32.4 xargs -P: Parallel Execution for Bulk Operations
Alright, let’s talk about xargs -P. This is where xargs stops being a helpful librarian fetching your books one at a time and becomes a manic circus master, flinging commands at your CPU cores as fast as they can possibly juggle them. It’s the single most effective way to turn a slow, grinding, sequential process into a fire-breathing speed demon. But, as with most fire-breathing things, you need to know how to handle it or you’ll get burned.
The -P flag stands for “processes.” It tells xargs how many sub-processes it’s allowed to fork off simultaneously. The classic, naive way to use xargs is to pipe a list of files to it and let it run one mv or chmod per item. That’s fine for a dozen files, but when you have ten thousand, you’ll be waiting for a while. -P is your escape hatch.
How Many Processes Should You Run?
The million-dollar question. The classic, and frankly pretty good, answer is to set -P to the number of CPU cores you have. nproc will tell you that number. But here’s the secret: if the commands you’re running are I/O-bound (like copying files, downloading things, or processing data on a slow disk) and not CPU-bound (like compiling code or rendering video), you can dramatically oversubscribe. Your CPU is sitting around twiddling its thumbs waiting for the disk to come back with the data, so you might as well give it more work to do.
# Find all .jpg files and convert them to .png, using 8 parallel processes
find . -name "*.jpg" -print0 | xargs -0 -P 8 -I {} convert {} {}.png
# A more realistic example: use all your cores to grep through a ton of files
find /var/log -type f -name "*.log" -print0 | xargs -0 -P $(nproc) grep -l "ERROR"
The key here is the -print0 and -0 flags. They use a null character to separate filenames instead of whitespace. This is non-negotiable. Without it, filenames with spaces or newlines will be utterly destroyed, and xargs will try to run commands on parts of filenames. It’s a disaster waiting to happen. Always use them together.
The Chaos and The Limits
Now, the fun part. Let’s say you run xargs -P 16 to rm a bunch of files. You’re now attempting to delete 16 files at the exact same time. Is your filesystem cool with that? Probably. But what if you’re running -P 64 to run a small script that creates a temporary file? You now have 64 scripts all trying to create the same temporary filename at the same time. This is a race condition, and it will fail spectacularly.
This is xargs -P’s biggest pitfall: it’s dumb. It just hurls commands into the void with no coordination between them. If your commands need to interact with each other or a shared resource, you’re going to have a bad time. The output will also be an interleaved, garbled mess, because all those processes are fighting to write to stdout at once.
# This output will be a chaotic nightmare. Useful for speed, useless for reading.
find . -name "*.tmp" -print0 | xargs -0 -P 8 ./process_file.sh
# If you need readable output, you have to get clever. One trick is to use `tee` with process substitution.

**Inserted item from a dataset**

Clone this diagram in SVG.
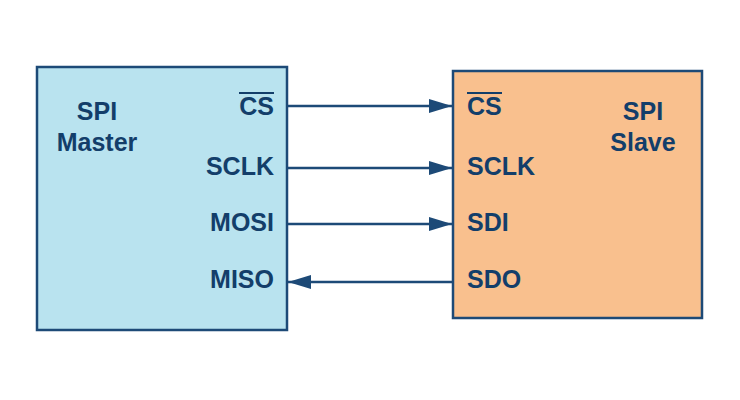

# But honestly, for complex jobs, you're better off with GNU Parallel.
When to Reach for Something Else
I love xargs -P for simple, brute-force, idempotent operations. chmod, chown, mv, cp (to different dirs), grep -l, running a compiler on independent files—it’s perfect.
But when your tasks aren’t independent, or you need robust output handling, rate limiting, or retry logic, you’ve outgrown xargs. This is where you graduate to GNU parallel, which is basically xargs -P on steroids, conceived by a mad genius who thought of every possible use case. It’s more intuitive for complex jobs and handles all the fiddly bits like output buffering and remote execution. xargs -P is your trusty pocket knife; parallel is a full mechanic’s toolbox.